Sure, Les thought. Human membership in the Confederation. Forced membership, imposed now while Earth was helpless. A junior membership, with Earth controlled by the High Commission. Peace, unity, and—stagnation. A static society. Stasis for a thousand years. Still, it had to be preferable to bombardment and destruction...
“The balance of the Ader’at’eel would bring Earth into the Confederacy now,” Agzaral said. “But enough of this. Your report. Will they be able to grow sunnomaz?”
“Possibly,” Les said. “Of course there will be the mutiny. It will be settled by now.”
“Yes. With what outcome?”
“Either of the mercenary leaders should be competent with those weapons against that population.”
“Ah. So the survey ship will not be wasted.”
“I think not. And the soldiers will want resupply. Ammunition, soap, penicillin—”
“You understand their needs,” Agzaral said. “I will send you to Earth to procure for them. I recall that you enjoy that work.”
“I’ll do it, but I want to pilot the ship that goes back to Tran.”
“To what purpose?” Agzaral asked.
“Why do you ask? I’m a pilot. I know Tran exists. Not too many pilots do. I’d think you’d want me to.”
“It’s reasonable,” Agzaral said. “You will not be able to take the first ship, however. One leaves immediately. Piloted by Shalnuksis. Tran is not too far off their course, and they want to see for themselves how Tran has revived since their last series of visits.”
“Last time they went there, they bombed out half the civilization. What will they do this time?”
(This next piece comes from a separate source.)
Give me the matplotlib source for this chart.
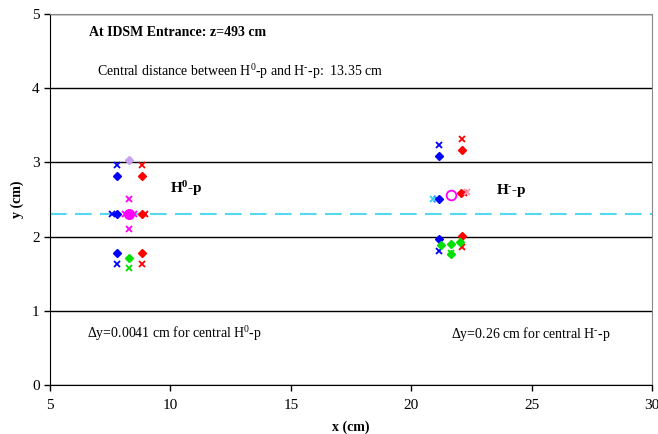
import matplotlib
matplotlib.use("Agg")
import matplotlib.pyplot as plt

plt.rcParams["font.family"] = ["Liberation Serif", "DejaVu Serif"]
plt.rcParams["mathtext.fontset"] = "custom"
plt.rcParams["mathtext.rm"] = "Liberation Serif"
plt.rcParams["mathtext.bf"] = "Liberation Serif:bold"
plt.rcParams["mathtext.it"] = "Liberation Serif:italic"

# H0-p beamlets (left group)
h0_blue_x = [7.79, 7.59, 7.79]
h0_blue_y = [2.96, 2.30, 1.63]
h0_blue_d_x = [7.79, 7.79, 7.79]
h0_blue_d_y = [2.82, 2.30, 1.78]
h0_red_x = [8.82, 8.96, 8.82]
h0_red_y = [2.96, 2.30, 1.63]
h0_red_d_x = [8.82, 8.82, 8.82]
h0_red_d_y = [2.82, 2.30, 1.78]
h0_mag_x = [8.29, 8.11, 8.49, 8.29]
h0_mag_y = [2.51, 2.30, 2.30, 2.10]
h0_lav_x = [8.29]
h0_lav_y = [3.03]
h0_green_d_x = [8.29]
h0_green_d_y = [1.71]
h0_green_x = [8.29]
h0_green_y = [1.58]
h0_center = (8.29, 2.30)

# H-p beamlets (right group)
hm_blue_x = [21.15, 21.07, 21.15]
hm_blue_y = [3.24, 2.51, 1.81]
hm_blue_d_x = [21.15, 21.15, 21.15]
hm_blue_d_y = [3.09, 2.51, 1.97]
hm_cyan_x = [20.92]
hm_cyan_y = [2.51]
hm_red_x = [22.12, 22.17, 22.10]
hm_red_y = [3.32, 2.59, 1.86]
hm_red_d_x = [22.10, 22.05, 22.10]
hm_red_d_y = [3.16, 2.59, 2.01]
hm_pink_x = [22.30]
hm_pink_y = [2.60]
hm_green_d_x = [21.25, 21.64, 22.03, 21.64]
hm_green_d_y = [1.88, 1.90, 1.92, 1.76]
hm_green_x = [21.64]
hm_green_y = [1.78]
hm_center = (21.64, 2.56)

ref_y = 2.30

fig = plt.figure(figsize=(6.58, 4.34), dpi=100)
ax = fig.add_axes([0.076, 0.113, 0.915, 0.855])

ax.axhline(ref_y, color="#55d8f0", lw=1.5, dashes=(8, 4), zorder=2)

ms = 5
ds = 4
ax.plot(h0_blue_x, h0_blue_y, "x", color="blue", ms=ms, mew=1.3, ls="none")
ax.plot(h0_blue_d_x, h0_blue_d_y, "D", color="blue", ms=ds, ls="none")
ax.plot(h0_red_x, h0_red_y, "x", color="red", ms=ms, mew=1.3, ls="none")
ax.plot(h0_red_d_x, h0_red_d_y, "D", color="red", ms=ds, ls="none")
ax.plot(h0_mag_x, h0_mag_y, "x", color="magenta", ms=ms, mew=1.3, ls="none")
ax.plot(h0_lav_x, h0_lav_y, "D", color="#c8a0f0", ms=ds, ls="none")
ax.plot(h0_green_d_x, h0_green_d_y, "D", color="#00e000", ms=ds, ls="none")
ax.plot(h0_green_x, h0_green_y, "x", color="#00e000", ms=ms, mew=1.3, ls="none")
ax.plot([h0_center[0]], [h0_center[1]], "o", color="magenta", ms=7, ls="none")

ax.plot(hm_blue_x, hm_blue_y, "x", color="blue", ms=ms, mew=1.3, ls="none")
ax.plot(hm_blue_d_x, hm_blue_d_y, "D", color="blue", ms=ds, ls="none")
ax.plot(hm_cyan_x, hm_cyan_y, "x", color="#30d0f0", ms=ms, mew=1.3, ls="none")
ax.plot(hm_red_x, hm_red_y, "x", color="red", ms=ms, mew=1.3, ls="none")
ax.plot(hm_red_d_x, hm_red_d_y, "D", color="red", ms=ds, ls="none")
ax.plot(hm_pink_x, hm_pink_y, "x", color="#ff90b0", ms=ms, mew=1.3, ls="none")
ax.plot(hm_green_d_x, hm_green_d_y, "D", color="#00e000", ms=ds, ls="none")
ax.plot(hm_green_x, hm_green_y, "x", color="#00e000", ms=ms, mew=1.3, ls="none")
ax.plot([hm_center[0]], [hm_center[1]], "o", mfc="none", mec="magenta",
        ms=7, mew=1.3, ls="none")

ax.set_xlim(5, 30)
ax.set_ylim(0, 5)
ax.set_xticks([5, 10, 15, 20, 25, 30])
ax.set_yticks([0, 1, 2, 3, 4, 5])
ax.yaxis.grid(True, color="black", lw=1)
ax.set_axisbelow(True)
ax.tick_params(labelsize=11, direction="out", length=4, width=1, color="black")
ax.tick_params(axis="x", pad=6)
for s in ["top", "right"]:
    ax.spines[s].set_color("#888888")
ax.set_xlabel("x (cm)", fontsize=10, fontweight="bold", labelpad=6)
ax.set_ylabel("y (cm)", fontsize=10, fontweight="bold", labelpad=6)

sup0 = r"$^{\mathrm{0}}$"
supm = r"$^{\text{-}}$"
ax.text(6.6, 4.75, "At IDSM Entrance: z=493 cm", fontsize=10,
        fontweight="bold", va="center")
ax.text(6.95, 4.22, "Central distance between H" + sup0 + "-p and H" + supm
        + "-p:  13.35 cm", fontsize=10, va="center")
ax.text(10.0, 2.64, r"$\mathbf{H^{0}}$-p", fontsize=11, fontweight="bold",
        va="center")
ax.text(23.5, 2.62, r"$\mathbf{H^{\text{-}}}$-p", fontsize=11, fontweight="bold",
        va="center")
ax.text(6.55, 0.69, r"$\Delta$y=0.0041 cm for central H" + sup0 + "-p",
        fontsize=10, va="center")
ax.text(21.65, 0.69, r"$\Delta$y=0.26 cm for central H" + supm + "-p",
        fontsize=10, va="center")

fig.savefig("out.png", dpi=100)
“On this journey, nothing—”
“That’s not what I meant,” Les said.
“I know. But I have no better answer.”
Les nodded in submission. “Is their first ship carrying supplies?”
“A few. Whatever we had. The mercenary leader Galloway had made suggestions before they departed, you may recall. We used his list. Some of what they wanted was easily obtained. For the rest—your task, now.”
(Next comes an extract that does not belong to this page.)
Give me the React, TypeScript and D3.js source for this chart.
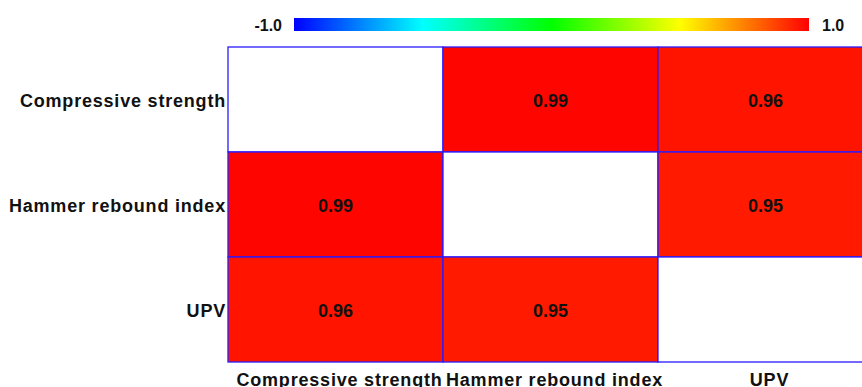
import React from "react";
import * as d3 from "d3";

const variables = ["Compressive strength", "Hammer rebound index", "UPV"];
// Correlation matrix (diagonal left blank)
const row0 = [null, 0.99, 0.96];
const row1 = [0.99, null, 0.95];
const row2 = [0.96, 0.95, null];
const matrix: (number | null)[][] = [row0, row1, row2];
const colorStops = ["#0000ff", "#00ffff", "#00ff00", "#ffff00", "#ff0000"];
const rangeLabels = ["-1.0", "1.0"];

const W = 862;
const H = 387;

export default function App() {
  const gridLeft = 228;
  const cellW = 215;
  const gridTop = 47;
  const cellH = 105;

  const x = d3.scaleBand<string>().domain(variables).range([gridLeft, gridLeft + cellW * 3]);
  const y = d3.scaleBand<string>().domain(variables).range([gridTop, gridTop + cellH * 3]);

  const color = d3
    .scaleLinear<string>()
    .domain([-1, -0.5, 0, 0.5, 1])
    .range(colorStops)
    .interpolate(d3.interpolateRgb)
    .clamp(true);

  const barX0 = 294;
  const barX1 = 809;
  const barY = 18;
  const barH = 13;
  const font = "'Liberation Sans', Arial, sans-serif";
  const fs = 18;

  return (
    <svg width={W} height={H} style={{ display: "block", position: "absolute", left: 0, top: 0 }}>
      <defs>
        <linearGradient id="cbar" x1="0" x2="1" y1="0" y2="0">
          {colorStops.map((c, i) => (
            <stop key={i} offset={i / (colorStops.length - 1)} stopColor={c} />
          ))}
        </linearGradient>
        <clipPath id="plotClip">
          <rect x={0} y={0} width={W} height={H} />
        </clipPath>
      </defs>
      <rect x={0} y={0} width={W} height={H} fill="#fff" />

      {/* color bar */}
      <rect x={barX0} y={barY} width={barX1 - barX0} height={barH} fill="url(#cbar)" />
      <text x={barX0 - 12} y={31} textAnchor="end" fontFamily={font} fontWeight="bold" fontSize={16} fill="#111">
        {rangeLabels[0]}
      </text>
      <text x={barX1 + 13} y={31} textAnchor="start" fontFamily={font} fontWeight="bold" fontSize={16} fill="#111">
        {rangeLabels[1]}
      </text>

      {/* cells */}
      <g clipPath="url(#plotClip)">
        {matrix.map((row, i) =>
          row.map((v, j) => {
            const cx = x(variables[j])!;
            const cy = y(variables[i])!;
            return (
              <g key={`${i}-${j}`}>
                <rect
                  x={cx}
                  y={cy}
                  width={x.bandwidth()}
                  height={y.bandwidth()}
                  fill={v == null ? "#fff" : color(v)}
                  stroke="#2a1aff"
                  strokeWidth={1.3}
                />
                {v != null && (
                  <text
                    x={cx + x.bandwidth() / 2}
                    y={cy + y.bandwidth() / 2 + 7}
                    textAnchor="middle"
                    fontFamily={font}
                    fontWeight="bold"
                    fontSize={fs}
                    fill="#111"
                  >
                    {v.toFixed(2)}
                  </text>
                )}
              </g>
            );
          })
        )}
      </g>

      {/* row labels */}
      {variables.map((name) => (
        <text
          key={`r-${name}`}
          x={gridLeft - 2}
          y={y(name)! + y.bandwidth() / 2 + 7.5}
          textAnchor="end"
          fontFamily={font}
          fontWeight="bold"
          fontSize={fs}
          letterSpacing={0.8}
          fill="#111"
        >
          {name}
        </text>
      ))}

      {/* column labels */}
      {variables.map((name) => (
        <text
          key={`c-${name}`}
          x={x(name)! + x.bandwidth() / 2 + 4}
          y={386}
          textAnchor="middle"
          fontFamily={font}
          fontWeight="bold"
          fontSize={fs}
          letterSpacing={0.8}
          fill="#111"
        >
          {name}
        </text>
      ))}
    </svg>
  );
}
“All right. Provided I get to go back myself.”
“Why are you so anxious to go back?”
“Does it matter?”
“It might.” Agzaral was silent, obviously waiting for Les to speak, but Les said nothing. “Very well. I took the trouble to look up your ancestry,” Agzaral said finally. “Rather a lot of wild human strain.” He paused. “They’ll never allow the child to live if they learn of it.”
“How will they learn?” Les demanded.
“Gently.” Agzaral glanced at a timer on his desk. “We do not have much longer to speak freely. Let us not waste these minutes. They will not learn from me. But I must know what you intend.” He pointed to the Earth. “You have lived long among wild humans. In some ways you act like them. Many wild humans mate for life. This seems unnatural to me, but I know they do it. Is this your intent?”
Les didn’t answer.
“I must know.”
“I don’t know,” Les said. “I’ve thought of it. Live on Tran, with Gwen and my children. Doesn’t that tempt you?”
“Earth would tempt me more. But it is not so attractive that I would forsake what I have. Consider. The girl and the child may both be dead.”
“You think that hasn’t haunted me ever since I let her go planetside?”
“Yet she seemed competent enough,” Agzaral mused. “I expect she has survived. She may, however, have found another mate.”
“Yeah. I thought of that, too.”
“What will you do in that case?”
“I don’t know that, either.”
Agzaral nodded in sympathy. “Certainly your interest in Tran would be much abated?”
“Yes. But I have to find out.”
Agzaral looked at the hologram for long enough that Les saw movement in Earth’s clouds. Then he spoke decisively. “You will have that chance,” Agzaral said. “I hope the knowledge pleases you.”